In Part 1 of my post on Hydraulic Fracking and Natural Gas in Groundwater, I explained how the composition of natural gas establishes a basis for differentiating between thermogenic and biogenic gases. Recall that thermogenic gases are formed from the heating of organic matter in high-temperature subsurface environments. Gases that form under these conditions are typically composed of hydrocarbons ranging from one to six carbon atoms, or methane (C1) to hexane (C6).
Biogenic gases form in lower temperature regimes, usually in the near subsurface, as a result of microbial activity on buried organic matter. These gases, which are dominantly methane with very minor ethane (C2) and propane (C3), are commonly associated with coalbeds, swamps, and landfills.
We can differentiate between thermogenic and biogenic gases by considering the molar ratio of methane to ethane and other hydrocarbons (C1/(C2+C3). As noted in my previous article, it is not uncommon for that ratio to be less than 100 among thermogenic gases and to be greater (oftentimes, much greater) than 1,000 among biogenic gases. The difference in ratios is a function of the deficiency of ethane (C2), propane (C3), and higher-chain hydrocarbons in biogenic gases.
In addition to the molar ratios, geochemistry offers a deeper look into the signatures of natural gases by mass spectrometry. This gives geochemists a powerful means of differentiating between thermogenic and biogenic gases. Specialized laboratories have the equipment needed to conduct such analyses on samples of dissolved gas in water and samples of gas collected from production wells. Such analyses focus on specific carbon and hydrogen components of the methane (C1) fraction.
More specifically, laboratories measure the abundances of an isotope of carbon (carbon-13 or 13C) and an isotope of hydrogen (deuterium, 2H or D) in methane, relative to their abundances in standards determined by the International Atomic Energy Agency. For 13C, the standard is known as Vienna Pee Dee Belemnite (VPDB) and for D, the standard is Vienna Standard Mean Ocean Water (VSMOW).
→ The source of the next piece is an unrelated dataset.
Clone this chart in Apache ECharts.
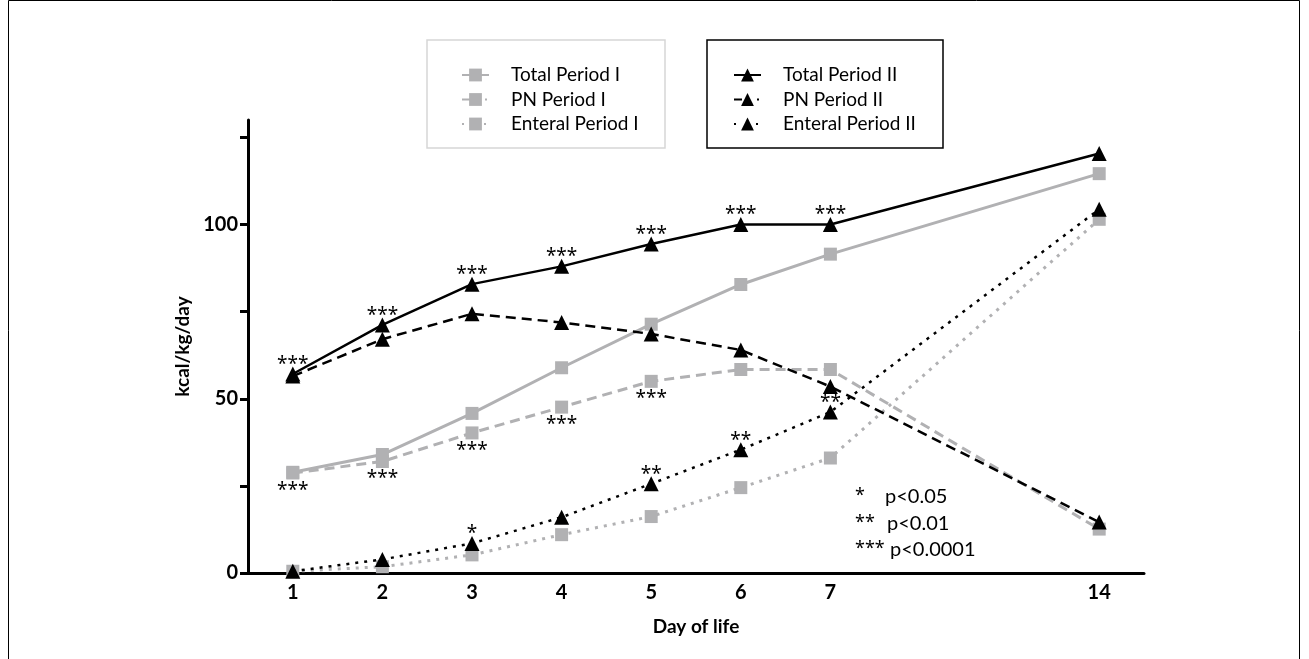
<!DOCTYPE html>
<html>
<head>
<meta charset="utf-8">
<script src="https://cdn.jsdelivr.net/npm/echarts@6/dist/echarts.min.js"></script>
<style>
html,body{margin:0;padding:0;background:#fff;}
#chart{width:1309px;height:659px;}
</style>
</head>
<body>
<div id="chart"></div>
<script>
// ---- data ----
const days = [1, 2, 3, 4, 5, 6, 7, 14];
// x-axis slots (two empty slots form the gap between day 7 and day 14)
const xSlots = ['1', '2', '3', '4', '5', '6', '7', '', ' ', '14'];
const yTicks = [0, 25, 50, 75, 100, 125];
const yLabels = [0, 50, 100];

const totalI    = [28.9, 34.0, 45.8, 58.9, 71.4, 82.8, 91.5, 114.6];
const pnI       = [28.7, 32.0, 40.2, 47.6, 55.0, 58.4, 58.4, 12.6];
const enteralI  = [0.5, 1.8, 5.2, 11.0, 16.2, 24.5, 33.0, 101.5];
const totalII   = [57.1, 71.2, 82.9, 88.0, 94.4, 100.0, 100.0, 120.4];
const pnII      = [56.5, 67.1, 74.4, 71.9, 68.6, 64.0, 53.5, 14.6];
const enteralII = [0.5, 3.9, 8.5, 16.0, 25.6, 35.4, 46.2, 104.4];

const starsTotalII   = ['***', '***', '***', '***', '***', '***', '***', ''];
const starsPNI       = ['***', '***', '***', '***', '***', '', '', ''];
const starsEnteralII = ['', '', '*', '', '**', '**', '**', ''];

const pKeyStars = ['*', '**', '***'];
const pKeyText  = ['p<0.05', 'p<0.01', 'p<0.0001'];

const legendI  = ['Total Period I', 'PN Period I', 'Enteral Period I'];
const legendII = ['Total Period II', 'PN Period II', 'Enteral Period II'];

// ---- build ----
const GRAY = '#b1b1b3';
const FONT = 'Lato';
const STARFONT = 'Noto Sans';
const DASH = [10, 6], DOT = [3, 6];
const legendDash = ['solid', [8, 15, 2, 10], [2, 20, 2, 10]];

function pts(vals, stars, pos) {
  return vals.map((v, i) => {
    const item = { value: [xSlots.indexOf(String(days[i])), v] };
    if (stars && stars[i]) {
      item.label = { show: true, formatter: stars[i], position: pos };
    }
    return item;
  });
}

function mkSeries(name, vals, color, type, symbol, size, stars, pos, z) {
  return {
    name: name, type: 'line', data: pts(vals, stars, pos),
    symbol: symbol, symbolSize: size, z: z,
    lineStyle: { color: color, width: color === GRAY ? 3 : 2.5, type: type },
    itemStyle: { color: color },
    label: { color: '#000', fontFamily: STARFONT, fontSize: 19, lineHeight: 20,
      distance: 0, offset: pos === 'bottom' ? [0, 1] : [0, 8] },
    emphasis: { disabled: true }
  };
}

const series = [
  mkSeries(legendI[0], totalI, GRAY, 'solid', 'rect', 13, null, null, 2),
  mkSeries(legendI[1], pnI, GRAY, DASH, 'rect', 13, starsPNI, 'bottom', 2),
  mkSeries(legendI[2], enteralI, GRAY, DOT, 'rect', 13, null, null, 2),
  mkSeries(legendII[0], totalII, '#000', 'solid', 'triangle', 15, starsTotalII, 'top', 3),
  mkSeries(legendII[1], pnII, '#000', DASH, 'triangle', 15, null, null, 3),
  mkSeries(legendII[2], enteralII, '#000', DOT, 'triangle', 15, starsEnteralII, 'top', 3)
];

const legendCommon = {
  orient: 'vertical', top: 60, itemWidth: 27, itemHeight: 16, itemGap: 4.5,
  selectedMode: false,
  textStyle: { fontFamily: FONT, fontSize: 19, color: '#000', lineHeight: 20, padding: [0, 0, 0, 17] }
};
function legendData(names) {
  return names.map((n, i) => ({ name: n, lineStyle: { type: legendDash[i] } }));
}

const graphics = [
  // outer frame
  { type: 'rect', shape: { x: 8.5, y: 0.5, width: 1291, height: 720 },
    style: { fill: 'none', stroke: '#000', lineWidth: 1 }, z: 0 },
  { type: 'rect', shape: { x: 427, y: 40, width: 238, height: 108 },
    style: { fill: 'none', stroke: '#d6d6d6', lineWidth: 1.5 }, z: 0 },
  { type: 'rect', shape: { x: 707, y: 40, width: 236, height: 108 },
    style: { fill: 'none', stroke: '#000', lineWidth: 1.5 }, z: 0 }
];
const pKeyX = [885, 887, 890];
pKeyStars.forEach((s, i) => {
  graphics.push({ type: 'text', left: 855, top: 487 + i * 26.5,
    style: { text: s, font: '18px "' + STARFONT + '"', fill: '#000' } });
  graphics.push({ type: 'text', left: pKeyX[i], top: 487 + i * 26.5,
    style: { text: pKeyText[i], font: '20px ' + FONT, fill: '#000' } });
});

const chart = echarts.init(document.getElementById('chart'), null, { renderer: 'canvas' });
chart.setOption({
  animation: false,
  backgroundColor: '#fff',
  grid: { left: 248, right: 165, top: 120, bottom: 86, containLabel: false },
  legend: [
    Object.assign({}, legendCommon, { left: 456, data: legendData(legendI) }),
    Object.assign({}, legendCommon, { left: 728, data: legendData(legendII) })
  ],
  xAxis: {
    type: 'category', data: xSlots, boundaryGap: true,
    name: 'Day of life', nameLocation: 'middle', nameGap: 44,
    nameTextStyle: { fontFamily: FONT, fontWeight: 'bold', fontSize: 19, color: '#000' },
    axisLine: { lineStyle: { color: '#000', width: 3 } },
    axisTick: { alignWithLabel: true, length: 6, lineStyle: { width: 3, color: '#000' },
      interval: (i, v) => v.trim() !== '' },
    axisLabel: { interval: (i, v) => v.trim() !== '', margin: 10,
      fontFamily: FONT, fontWeight: 'bold', fontSize: 20, color: '#000' },
    splitLine: { show: false }
  },
  yAxis: {
    type: 'value', min: 0, max: 130,
    name: 'kcal/kg/day', nameLocation: 'middle', nameGap: 36,
    nameTextStyle: { fontFamily: FONT, fontWeight: 'bold', fontSize: 19, color: '#000' },
    axisLine: { show: true, lineStyle: { color: '#000', width: 3 } },
    axisTick: { show: true, length: 8, lineStyle: { width: 3, color: '#000' }, customValues: yTicks },
    axisLabel: { customValues: yLabels, margin: 10,
      fontFamily: FONT, fontWeight: 'bold', fontSize: 20, color: '#000' },
    splitLine: { show: false }
  },
  graphic: graphics,
  series: series
});
</script>
</body>
</html>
In a substance such as natural gas, methane (C1) will be depleted in both 13C and D, with respect to VPDB and VSMOW, and the abundances of the two isotopes in methane are reported as ratios in units of parts per thousand, or per mil (e.g., δ13C‰ VPDB and δD‰ VSMOW). Because natural gas is depleted in 13C and D compared with the VPDB and VSMOW standards, the reported abundances will be negative.
Figure 1 is a plot of the δ13C and δD values for the two samples of Wilcox dissolved gas and the five samples of Haynesville formation gas as discussed in the previous post. There are three shaded fields: One is representative of thermogenic gas and the two other fields are representative of gas produced by microbial activity. The microbial gas field to the left of the thermogenic gas field is the domain within which the δ13C and δD values of gas associated with lignite and other low-rank coals cluster. The shaded area below the thermogenic gas field is representative of microbial gases that form in swamps and landfills.
All of the Haynesville gas samples lie near the center of the thermogenic gas field and the two samples of dissolved gas from the Wilcox aquifer are within the field associated with coalbeds. This separation between the Haynesville and Wilcox gas samples is unmistakable and establishes a second and very sound geochemical basis for differentiating between thermogenic and biogenic gas. Geochemists look for separations such as this when trying to identify the conditions under which a gas originated.
We can take this a step further by plotting δ13C against C1/(C2+C3), as shown by Figure 2 (also known as a Bernard plot). In this figure, the Haynesville samples lie within the thermogenic field, in the lower right. The C1/(C2+C3) ratios are all less than 100 and the associated δ13C values range from approximately –45‰ to –40‰. The two Wilcox gas samples are located within an area of the Bernard plot dominated by microbial activity. For these samples, C1/(C2+C3) is close to 10,000 and δ13C is –68‰ to –64‰. The separation between the Haynesville and Wilcox gases is so distinct on this plot, both with respect to δ13C and C1/(C2+C3), that there can be no reasonable basis for arguing that there is any influence of thermogenic gas in shallow groundwater.
In this brief presentation and the previous article, we have examined some very basic concepts that offer penetrating insight into the origin of natural gas discharging from shallow groundwater. The concepts and associated plotting methods that I have illustrated are well established and widely used. It is especially important to consider the overall composition of gas and the isotopic signatures of gas discharging from domestic wells before concluding that oil and gas operations are to blame.